Dr. Waters: So [with] the gaps with regards to drug regimens, I think if we focus on the injectables, for me, those gaps are really about the implementation in real life and their efficacy in the context of poor adherence. These are drugs with long pharmacokinetic tails in the setting of missed appointments and missed injections in real life, I think that's something we just don't understand yet; how busy services will deliver those injections every 1 to 2 months in real life is also something that we need to see.

And for me, as a bit of a pessimist, I'm interested to see in real life people who haven't selected themselves to go forwards for injectable trials how acceptable those injections are long term in the more general population. For oral therapy, I think for me the real crux is around the importance of baseline resistant, there says some probe viral DNA data suggesting that based on resistance may be more common than we realize. I think as we see trials looking at proviral DNA, but also looking at the use of dual therapy in people with a risk of, or no history of resistance mutations we're going to learn a lot more. On a global level, I think the big question is around hepatitis B and ensuring that people are on dolutegravir, lamivudine, or rilpivirine for that matter, who are not hep B immune or vaccinated because they're not going to have the protective effect of tenofovir in terms of hep B acquisition.

Contagion®: Can you speak to your point in the abstract summary about embracing progress and employing caution?

Dr. Waters: I think it's a real difficult balance to make progress in an era when the standard-of-care is so efficacious and so acceptable. If we think back to the earlier days of HIV treatment — very toxic drugs, poorly tolerated, not as good virological outcomes – and I think it was easier then to challenge the status quo and to perform some of the trials.

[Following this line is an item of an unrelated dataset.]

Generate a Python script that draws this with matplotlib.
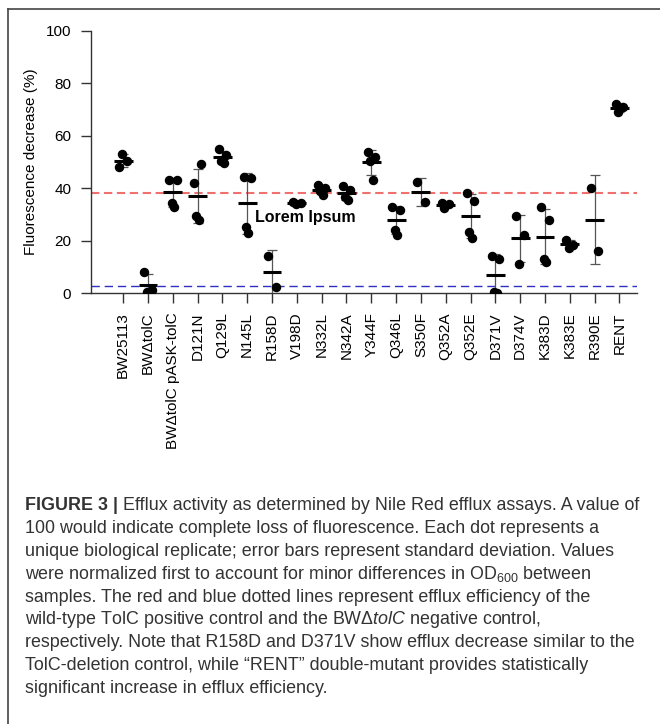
import matplotlib

matplotlib.use("Agg")
import matplotlib.pyplot as plt
import numpy as np
from matplotlib.lines import Line2D

plt.rcParams["font.family"] = ["Liberation Sans", "DejaVu Sans"]
plt.rcParams["mathtext.fontset"] = "custom"
plt.rcParams["mathtext.rm"] = "Liberation Sans"
plt.rcParams["mathtext.it"] = "Liberation Sans:italic"

# strains on the x axis
strains = [
    "BW25113", "BWΔtolC", "BWΔtolC pASK-tolC", "D121N", "Q129L", "N145L",
    "R158D", "V198D", "N332L", "N342A", "Y344F", "Q346L", "S350F", "Q352A",
    "Q352E", "D371V", "D374V", "K383D", "K383E", "R390E", "RENT",
]

# fluorescence decrease (%) for each biological replicate
replicates = [
    [48.2, 50.3, 53.0],
    [8.0, 1.0, 0.5],
    [43.2, 43.2, 34.3, 33.0],
    [41.9, 49.2, 29.2, 27.9],
    [55.0, 52.5, 50.5, 49.5],
    [44.4, 44.0, 25.3, 23.0],
    [14.1, 2.2],
    [34.8, 34.2, 34.0],
    [41.3, 40.2, 38.8, 37.5],
    [40.9, 39.5, 36.5, 35.5],
    [54.0, 51.9, 50.2, 43.2],
    [33.0, 31.7, 24.1, 22.2],
    [42.2, 34.9],
    [34.5, 33.8, 32.6],
    [38.1, 35.2, 23.2, 21.1],
    [14.3, 13.1, 0.3, 0.0],
    [29.2, 22.2, 11.1],
    [33.0, 27.9, 13.0, 12.0],
    [20.3, 18.3, 17.1],
    [40.0, 16.0],
    [72.2, 71.0, 69.0],
]

positive_control = 38.3  # wild-type TolC
negative_control = 2.8   # BW delta tolC

caption = [
    "Efflux activity as determined by Nile Red efflux assays. A value of",
    "100 would indicate complete loss of fluorescence. Each dot represents a",
    "unique biological replicate; error bars represent standard deviation. Values",
    "were normalized first to account for minor differences in OD$_{600}$ between",
    "samples. The red and blue dotted lines represent efflux efficiency of the",
    "wild-type TolC positive control and the BWΔ$\\mathit{tolC}$ negative control,",
    "respectively. Note that R158D and D371V show efflux decrease similar to the",
    "TolC-deletion control, while “RENT” double-mutant provides statistically",
    "significant increase in efflux efficiency.",
]

W, H = 660, 724
fig = plt.figure(figsize=(W / 100, H / 100), dpi=100)
ax = fig.add_axes([90.7 / W, 1 - 293 / H, (637 - 90.7) / W, (293 - 31) / H])

axis_color = "#333333"
jitter = [-0.15, 0.15, -0.05, 0.05]

for i, vals in enumerate(replicates):
    vals = np.asarray(vals)
    offs = np.array(jitter[: len(vals)])
    ax.plot(i + offs, vals, "o", color="black", markersize=5.8, zorder=4)
    mean = vals.mean()
    sd = vals.std(ddof=1)
    ax.errorbar(i, mean, yerr=sd, fmt="none", ecolor="#555555",
                elinewidth=0.9, capsize=3.6, capthick=0.9, zorder=3)
    ax.hlines(mean, i - 0.38, i + 0.38, color="black", linewidth=2.2, zorder=5)

ax.axhline(positive_control, color="#f07070", linewidth=1.5,
           dashes=(4, 2.2), zorder=2)
ax.axhline(negative_control, color="#3030c0", linewidth=1.0,
           dashes=(6, 3.5), zorder=2)

ax.text(7.33, 29.0, "Lorem Ipsum", fontsize=11.5, fontweight="bold",
        ha="center", va="center", zorder=6)

ax.set_xlim(-1.31, 20.71)
ax.set_ylim(0, 100)
ax.set_yticks([0, 20, 40, 60, 80, 100])
ax.set_xticks(range(len(strains)))
ax.set_xticklabels(strains, rotation=90, fontsize=11)
ax.tick_params(axis="y", labelsize=11)
ax.tick_params(direction="out", length=7, width=1, pad=7, colors=axis_color,
               labelcolor="black")
ax.set_ylabel("Fluorescence decrease (%)", fontsize=11)
ax.yaxis.set_label_coords(-0.0965, 0.5)

for side in ("top", "right"):
    ax.spines[side].set_visible(False)
for side in ("left", "bottom"):
    ax.spines[side].set_color(axis_color)
    ax.spines[side].set_linewidth(1)

# frame round the panel (top and left edges only)
fig.add_artist(Line2D([8 / W, 1], [1 - 8.5 / H, 1 - 8.5 / H],
                      color="#444444", linewidth=1.2))
fig.add_artist(Line2D([8 / W, 8 / W], [1 - 8.5 / H, 0],
                      color="#444444", linewidth=1.2))

cap_color = "#333333"
cap_size = 12.9
x0 = 25 / W
for k, line in enumerate(caption):
    y = 1 - (510 + 22.9 * k) / H
    if k == 0:
        t = fig.text(x0, y, "FIGURE 3 | ", fontsize=cap_size, fontweight="bold",
                     color=cap_color, va="baseline")
        fig.canvas.draw()
        bb = t.get_window_extent()
        fig.text(bb.x1 / W, y, line, fontsize=cap_size, color=cap_color,
                 va="baseline")
    else:
        fig.text(x0, y, line, fontsize=cap_size, color=cap_color, va="baseline")

fig.savefig("out.png", dpi=100)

When standard-of-care is so good, it's a much more difficult balance. I think the key thing is, and I said in my talk, is about the ethics. It's about ensuring that we continually review the ethics of trial design and of our practice and making sure that if you are taking a risk on an untested strategy, those risks are fully discussed with a patient, [there is] fully informed consent, and that we respond to new data in a timely way for ongoing trials. So, it's a difficult balance but by discussing it with patients with the right information and shared decision-making, I think we can still make progress in a way that's safe.